Industrial-Scale Production Validation
Based on the laboratory findings, a production trial was conducted for a single-tire wheel hub casting (weight: 27 kg, wall thickness: 10/25 mm, specified grade: QT550-7). The processing parameters were scaled up using a 425 kg treatment ladle. The charge was melted and treated following the duplex process. The alloying strategy adopted the more stable and machinable approach: a lower Mn range (0.5-0.6%) coupled with a moderate Cu addition (0.2-0.3%). The final chemistry of the production heat is shown below (wt%): C: 3.77, Si: 2.41, Mn: 0.51, P: 0.032, S: 0.013, Mgres: 0.037, Cu: 0.23.
Four wheel hubs were cast on a DISA molding line alongside controlling Y-blocks. The Y-blocks showed consistent properties: tensile strength 573-582 MPa, elongation 8.2-12.9%, hardness 195-206 HB, with a microstructure of 45% pearlite and excellent nodularity. The cast hubs were sectioned, and hardness was measured at six points from the top to the bottom of the casting. The results showed a maximum hardness of 237 HB, a minimum of 205 HB, and a maximum spread of 32 HB. The microstructure at all checked locations was primarily ferritic-pearlitic with pearlite content between 45-55%, and nodularity was maintained at ratings of 3-4. No undesirable carbides were observed. The mechanical properties on the castings met the QT550-7 specification, and the hardness uniformity confirmed good expected machinability.
Conclusions
This investigation successfully delineated a robust production methodology for as-cast QT550-7 spheroidal graphite cast iron and established the critical influence of Cu and Mn alloying strategies. The following conclusions are drawn:
- Viable Composition Window: A stable as-cast QT550-7 can be produced with the following chemical composition (wt%): 3.7-3.8 C, 2.4-2.6 Si, ≤0.03 P, ≤0.02 S, 0.5-0.6 Mn, 0.25-0.35 Cu, with careful control of residual magnesium and rare earths.
- Alloying Element Synergy: The Cu/Mn ratio is a decisive factor. A combination of high Mn and low Cu effectively increases pearlite fraction, tensile strength, and bulk hardness but at the cost of reduced ductility and a greater sensitivity of hardness to casting section size (cooling rate). This variant may be suitable for applications like automotive chassis or hubs where higher hardness and wear resistance are prioritized, and cost is a significant factor (using less Cu).

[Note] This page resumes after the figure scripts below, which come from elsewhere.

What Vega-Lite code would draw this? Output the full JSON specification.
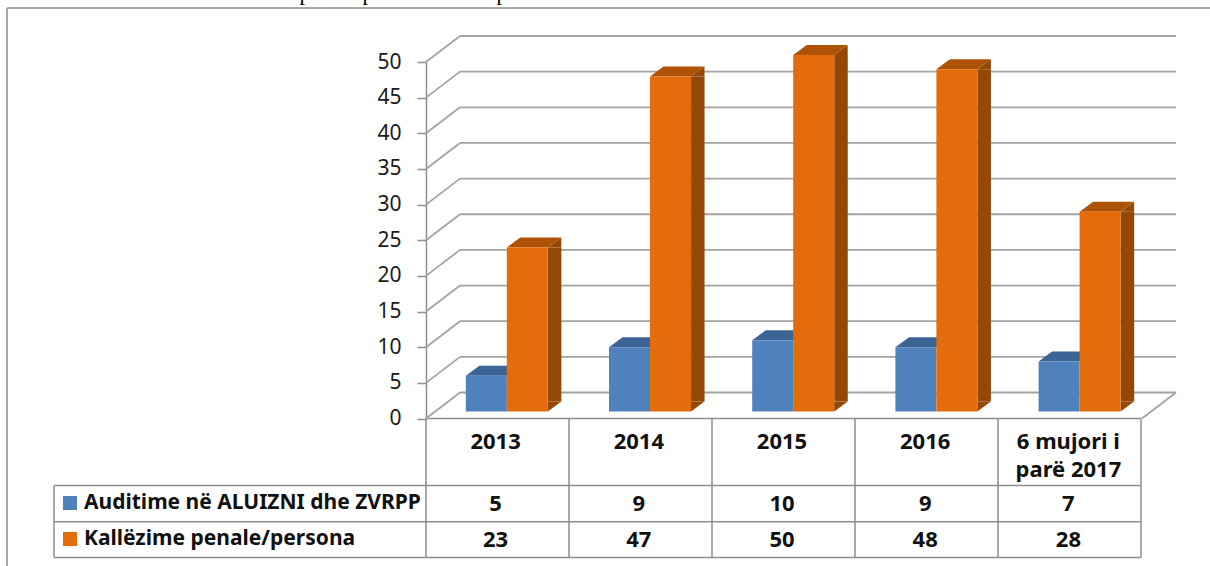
{
"$schema":"https://vega.github.io/schema/vega-lite/v6.json",
"width":1210,"height":566,"autosize":"none","padding":0,"background":"white",
"config":{"view":{"stroke":null},"font":"Noto Sans"},
"datasets":{
"bars":[
{"category":"2013","series":"Auditime në ALUIZNI dhe ZVRPP","value":5},
{"category":"2014","series":"Auditime në ALUIZNI dhe ZVRPP","value":9},
{"category":"2015","series":"Auditime në ALUIZNI dhe ZVRPP","value":10},
{"category":"2016","series":"Auditime në ALUIZNI dhe ZVRPP","value":9},
{"category":"6 mujori i parë 2017","series":"Auditime në ALUIZNI dhe ZVRPP","value":7},
{"category":"2013","series":"Kallëzime penale/persona","value":23},
{"category":"2014","series":"Kallëzime penale/persona","value":47},
{"category":"2015","series":"Kallëzime penale/persona","value":50},
{"category":"2016","series":"Kallëzime penale/persona","value":48},
{"category":"6 mujori i parë 2017","series":"Kallëzime penale/persona","value":28}
],
"ticks":[{"tick":0},{"tick":5},{"tick":10},{"tick":15},{"tick":20},{"tick":25},{"tick":30},{"tick":35},{"tick":40},{"tick":45},{"tick":50}],
"series":[{"series":"Auditime në ALUIZNI dhe ZVRPP"},{"series":"Kallëzime penale/persona"}],
"lines":[
{"c1":0,"c2":8,"r1":0,"r2":0},{"c1":0,"c2":0,"r1":0,"r2":5},
{"c1":2,"c2":7,"r1":1,"r2":1},{"c1":1,"c2":7,"r1":2,"r2":2},{"c1":1,"c2":7,"r1":3,"r2":3},{"c1":1,"c2":7,"r1":4,"r2":4},
{"c1":1,"c2":1,"r1":2,"r2":4},{"c1":2,"c2":2,"r1":1,"r2":4},{"c1":3,"c2":3,"r1":1,"r2":4},{"c1":4,"c2":4,"r1":1,"r2":4},{"c1":5,"c2":5,"r1":1,"r2":4},{"c1":6,"c2":6,"r1":1,"r2":4},{"c1":7,"c2":7,"r1":1,"r2":4}
],
"clipped":[{"glyph":"p","slot":1},{"glyph":"p","slot":2},{"glyph":"p","slot":3}]
},
"resolve":{"scale":{"x":"independent","y":"independent"}},
"layer":[
{"data":{"name":"lines"},
 "mark":{"type":"rule","color":"#8e8e8e","strokeWidth":1.5},
 "encoding":{
  "x":{"field":"c1","type":"quantitative","axis":null,"scale":{"domain":[0,1,2,3,4,5,6,7,8],"range":[7,54,426,569,712,855,998,1141,1210]}},
  "x2":{"field":"c2"},
  "y":{"field":"r1","type":"quantitative","axis":null,"scale":{"domain":[0,1,2,3,4,5],"range":[8,418.5,485.5,521.7,557.5,566]}},
  "y2":{"field":"r2"}
 }},
{"data":{"name":"clipped"},
 "mark":{"type":"text","font":"Liberation Serif","fontSize":22,"baseline":"alphabetic","color":"black"},
 "encoding":{
  "x":{"field":"slot","type":"quantitative","axis":null,"scale":{"domain":[1,2,3],"range":[305,368,502]}},
  "y":{"datum":"top","type":"nominal","axis":null,"scale":{"type":"point","domain":["top"],"range":[0,0],"padding":0}},
  "text":{"field":"glyph"}
 }},
{"data":{"name":"ticks"},
 "layer":[
  {"mark":{"type":"rule","color":"#a3a3a3","strokeWidth":1.8,"xOffset":34,"x2Offset":34,"yOffset":-26},
   "encoding":{"x":{"datum":0,"type":"quantitative","axis":null,"scale":{"domain":[0,1],"range":[426,1142]}},"x2":{"datum":1},
    "y":{"field":"tick","type":"quantitative","scale":{"domain":[0,50],"range":[418.5,62],"nice":false},
     "axis":{"offset":-426,"values":[0,5,10,15,20,25,30,35,40,45,50],"title":null,"grid":false,"tickSize":9,"tickColor":"#8e8e8e","tickWidth":1.5,"domainColor":"#8e8e8e","domainWidth":1.5,"labelFontSize":21,"labelColor":"#1a1a1a","labelPadding":16,"labelFont":"Noto Sans"}}}},
  {"mark":{"type":"rule","color":"#a3a3a3","strokeWidth":1.8,"x2Offset":34,"y2Offset":-26},
   "encoding":{"x":{"datum":0,"type":"quantitative"},"x2":{"datum":0},"y":{"field":"tick","type":"quantitative"},"y2":{"field":"tick"}}},
  {"transform":[{"filter":"datum.tick === 0"}],
   "mark":{"type":"rule","color":"#a3a3a3","strokeWidth":1.8,"x2Offset":34,"y2Offset":-26},
   "encoding":{"x":{"datum":1,"type":"quantitative"},"x2":{"datum":1},"y":{"field":"tick","type":"quantitative"},"y2":{"field":"tick"}}}
 ]},
{"data":{"name":"bars"},
 "encoding":{
  "x":{"field":"category","type":"nominal","sort":null,"scale":{"type":"band","domain":["2013","2014","2015","2016","6 mujori i parë 2017"],"range":[424,1140],"paddingInner":0,"paddingOuter":0},
   "axis":{"orient":"bottom","offset":-147.5,"title":null,"domain":false,"ticks":false,"grid":false,"labelAngle":0,"labelFontSize":22,"labelFontWeight":"bold","labelColor":"#111111","labelPadding":13,"labelLimit":0,"labelOverlap":false,"labelLineHeight":28,"labelBaseline":"top",
    "labelExpr":"datum.label === '6 mujori i parë 2017' ? ['6 mujori i','parë 2017'] : datum.label"}},
  "y":{"field":"value","type":"quantitative","axis":null,"scale":{"domain":[0,50],"range":[418.5,62],"nice":false}}
 },
 "layer":[
  {"transform":[{"filter":"datum.series === 'Auditime në ALUIZNI dhe ZVRPP'"}],
   "layer":[
    {"mark":{"type":"point","filled":true,"opacity":1,"strokeWidth":0,"size":400,"color":"#3c6595","xOffset":-9.3,"yOffset":-7,"shape":"M-2.05,0L2.05,0L3.4,-1L-0.7,-1Z"}},
    {"mark":{"type":"bar","color":"#4f81bd","width":41,"xOffset":-9.3,"yOffset":-7,"y2Offset":-7},"encoding":{"y2":{"datum":0}}}
   ]},
  {"transform":[{"filter":"datum.series === 'Kallëzime penale/persona'"}],
   "layer":[
    {"mark":{"type":"bar","color":"#944806","width":13.5,"xOffset":59,"yOffset":-7,"y2Offset":-17},"encoding":{"y2":{"datum":0}}},
    {"mark":{"type":"point","filled":true,"opacity":1,"strokeWidth":0,"size":400,"color":"#944806","xOffset":31.7,"yOffset":-7,"shape":"M2.05,0L3.4,0L3.4,-1Z"}},
    {"mark":{"type":"point","filled":true,"opacity":1,"strokeWidth":0,"size":400,"color":"#944806","xOffset":31.7,"yOffset":-7,"shape":"M2.05,-1L2.05,0L3.4,-1Z"},"encoding":{"y":{"datum":0,"type":"quantitative"}}},
    {"mark":{"type":"point","filled":true,"opacity":1,"strokeWidth":0,"size":400,"color":"#ae5305","xOffset":31.7,"yOffset":-7,"shape":"M-2.05,0L2.05,0L3.4,-1L-0.7,-1Z"}},
    {"mark":{"type":"bar","color":"#e46c0a","width":41,"xOffset":31.7,"yOffset":-7,"y2Offset":-7},"encoding":{"y2":{"datum":0}}}
   ]}
 ]},
{"data":{"name":"bars"},
 "mark":{"type":"text","fontSize":22,"fontWeight":"bold","color":"#111111","baseline":"middle"},
 "encoding":{
  "x":{"field":"category","type":"nominal","axis":null,"sort":null,"scale":{"type":"band","domain":["2013","2014","2015","2016","6 mujori i parë 2017"],"range":[424,1140],"paddingInner":0,"paddingOuter":0}},
  "y":{"field":"series","type":"nominal","axis":null,"scale":{"type":"point","domain":["Auditime në ALUIZNI dhe ZVRPP","Kallëzime penale/persona"],"range":[504,540],"padding":0}},
  "text":{"field":"value","type":"quantitative"}
 }},
{"data":{"name":"series"},
 "encoding":{
  "y":{"field":"series","type":"nominal","axis":null,"scale":{"type":"point","domain":["Auditime në ALUIZNI dhe ZVRPP","Kallëzime penale/persona"],"range":[503,539],"padding":0}}
 },
 "layer":[
  {"mark":{"type":"point","shape":"square","filled":true,"opacity":1,"strokeWidth":0,"size":196},
   "encoding":{
    "x":{"datum":"swatch","type":"nominal","axis":null,"scale":{"type":"point","domain":["swatch","label"],"range":[70,84],"padding":0}},
    "color":{"field":"series","type":"nominal","legend":null,"scale":{"domain":["Auditime në ALUIZNI dhe ZVRPP","Kallëzime penale/persona"],"range":["#4f81bd","#e46c0a"]}}
   }},
  {"mark":{"type":"text","align":"left","baseline":"middle","fontSize":21,"fontWeight":"bold","color":"#111111"},
   "encoding":{"x":{"datum":"label","type":"nominal"},"text":{"field":"series"}}}
 ]}
]
}
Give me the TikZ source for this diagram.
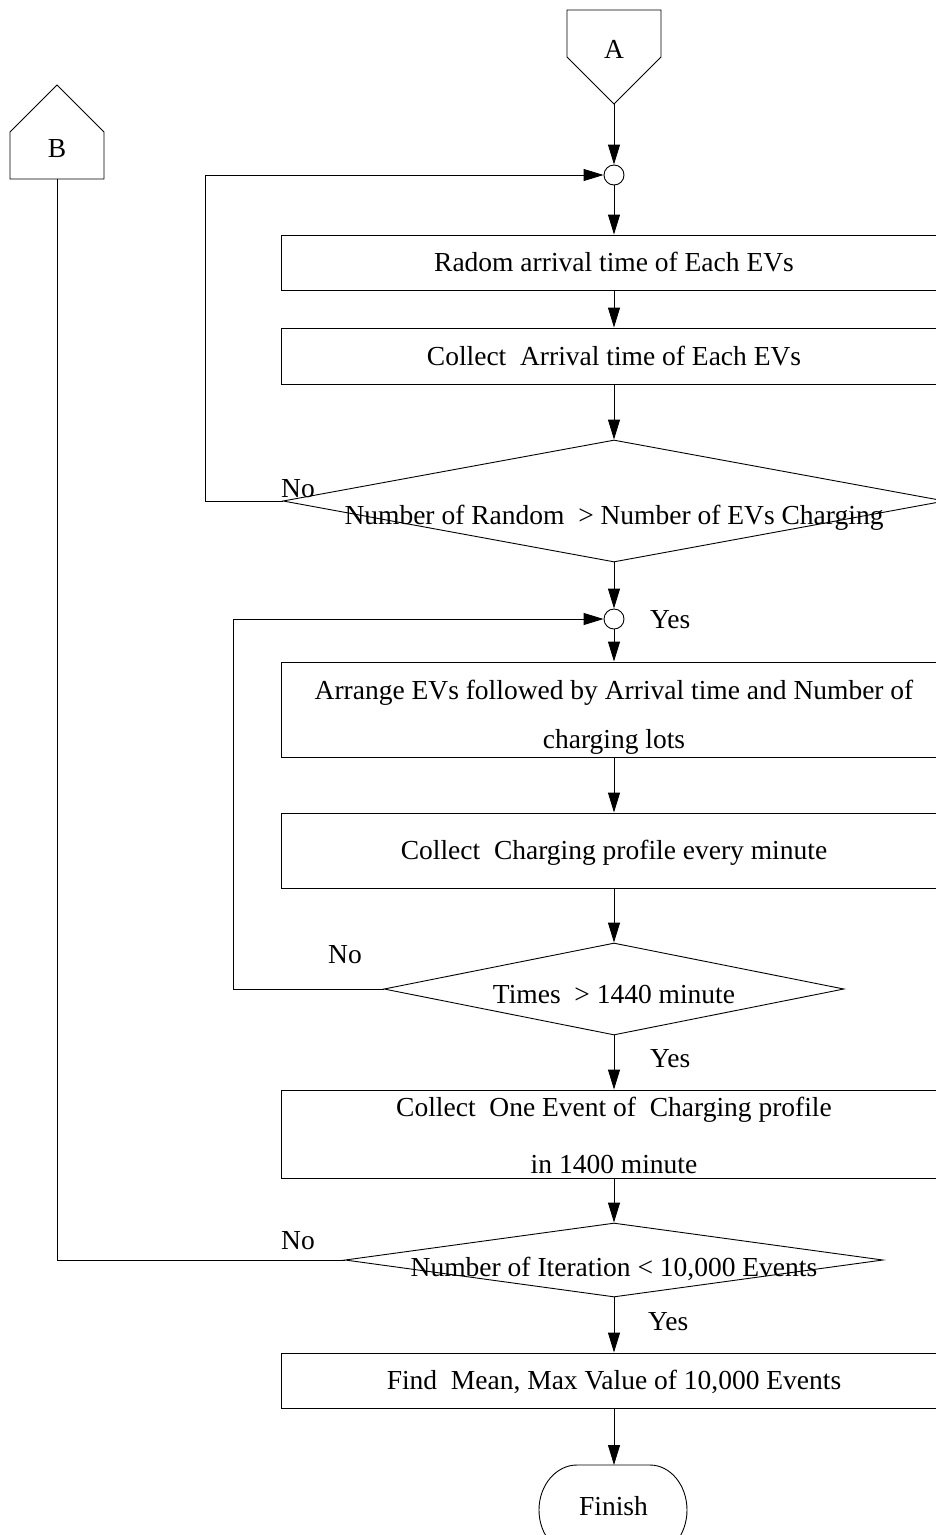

- Optimized Balance for Machinability: A combination of high Cu and low Mn yields a superior balance of properties: lower and more uniform hardness, higher elongation, and finer microstructural constituents. This variant ensures excellent and predictable machinability, making it ideal for safety-critical components like crankshafts that require high fatigue strength and toughness under dynamic loads.
- Process Stability: The cupola-electric furnace duplex melting process, combined with effective nodularizing and inoculating practices, provides sufficient foundation for the consistent production of high-quality spheroidal graphite cast iron. The chosen alloying strategy based on Cu addition enhances process stability by minimizing the risk of carbide formation associated with high Mn levels, especially in varying section thicknesses.
In summary, the production of as-cast QT550-7 spheroidal graphite cast iron is not merely a matter of achieving a chemical specification but involves a strategic selection of alloying elements to tailor the microstructure for the intended mechanical performance and manufacturability requirements. The findings provide a clear guideline for selecting the appropriate Cu/Mn balance based on the specific service and machining demands of the cast component.